Pour François Gemenne, les démocraties ne sont pas capables de lancer une action significative pour le climat
Lundi soir, l'émission "C ce soir" de la chaîne de télévision France 5 accueillait François Gemenne, scientifique et membre du Groupe d'experts intergouvernemental sur l'évolution du climat (GIEC) de l'ONU, qui s'est récemment engagé dans le groupe Europe Ecologie-Les Verts (EELV) en tant que président du conseil scientifique pour soutenir la candidature à l'élection présidentielle de Yannick Jadot.
Lors de son interview, l'expert a fait part de son désarroi face à l'inaptitude de la classe politique à apporter des solutions à la crise environnementale.
"Je ne pense pas que la démocratie soit capable aujourd'hui de mettre en oeuvre les changements nécessaires à la transformation" climatique, a assené François Gemenne sur le plateau de l'émission. "Je ne crois plus du tout à la capacité de la politique à changer" la situation, a-t-il encore ajouté.
La défense d'intérêts et non d'une cause
Invité dans Forum jeudi, François Gemenne est revenu sur ses propos. Le scientifique estime que la démocratie représentative révèle aujourd'hui ses limites dans l'engagement d'actions "vraiment significatives et transformatrices pour le climat". Mais le désarroi du Belge n'est pas dirigé contre la classe politique, a-t-il expliqué au micro de la RTS, "qui est elle-même prisonnière d'un système qui voit la population comme une sorte de grand marché électoral dont il faut se disputer les parts".
"Le problème est que chaque parti représente les intérêts d'une catégorie d'électeurs et défend ses intérêts. Mais personne ne défend véritablement les intérêts du climat, car en réalité si on vote pour le climat, on va souvent demander aux gens de voter contre leurs intérêts et pour une cause", a argumenté François Gemenne.
Le chercheur considère ainsi que les personnes pouvant se permettre de voter pour les programmes ambitieux en matière de climat appartiennent à une catégorie de gens aisés dont la vie "n'est pas véritablement influencée par la politique".
Des pistes à chercher ailleurs
Selon François Gemenne, les solutions pour faire face à la crise climatique sont à chercher hors de la sphère politique. "Je pense désormais que le changement, s'il advient, viendra de minorités très déterminées dans les entreprises, dans les municipalités ou dans la société civile", avançait-il lundi dans l'émission "C ce soir".
Il ne faut pas trop remettre les clés du changement dans les mains des seuls gouvernements, sinon nous allons au-devant de graves désillusions
Revenant sur sa brève expérience politique chez les écologistes, le scientifique s'est dit choqué "par la violence et la logique de camp, où vous n'êtes jamais assez pur ou radical, et si vous essayez de parler aux autres, vous êtes reniés par votre propre camp". "Dans un Parlement, il y a toujours divers intérêts représentés qui sont par nature contradictoires.
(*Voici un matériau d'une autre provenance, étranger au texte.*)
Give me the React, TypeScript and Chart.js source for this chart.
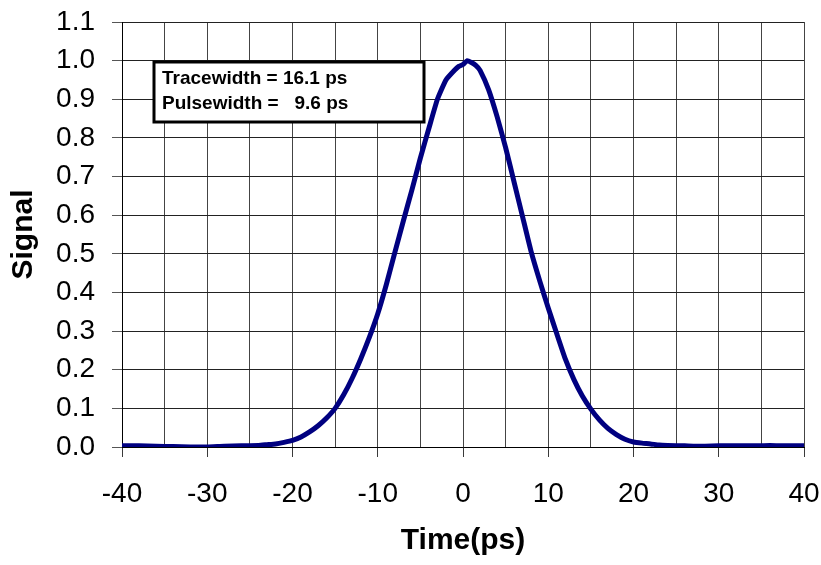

La démocratie va essayer de trouver un consensus acceptable pour ces différents intérêts, mais on ne va jamais placer le climat au-dessus de ces intérêts", a-t-il déploré.
La climatologue et conseillère nationale verte Valentine Python partage en partie ce constat. Au Parlement suisse, "où la gauche est confrontée à une majorité de droite qui freine le plus possible l'adoption de mesures fortes qui seraient à la hauteur de l'urgence climatique et écologique", le rapport de force est défavorable, a souligné la Vaudoise dans Forum. Mais pour elle, la politique revêt tout de même de l'importance: "Il faut prendre le pouvoir de l'intérieur", a-t-elle affirmé.
Si François Gemenne s'accorde sur la nécessité d'un système parlementaire et législatif, il estime qu'il existe d'autres moyens d'action. "La démocratie ne se réduit pas aux élections. On attend parfois trop des gouvernements. Il ne faut pas trop remettre les clés du changement dans les mains des seuls gouvernements, sinon je crois que nous allons au-devant de graves désillusions", a conclu le scientifique.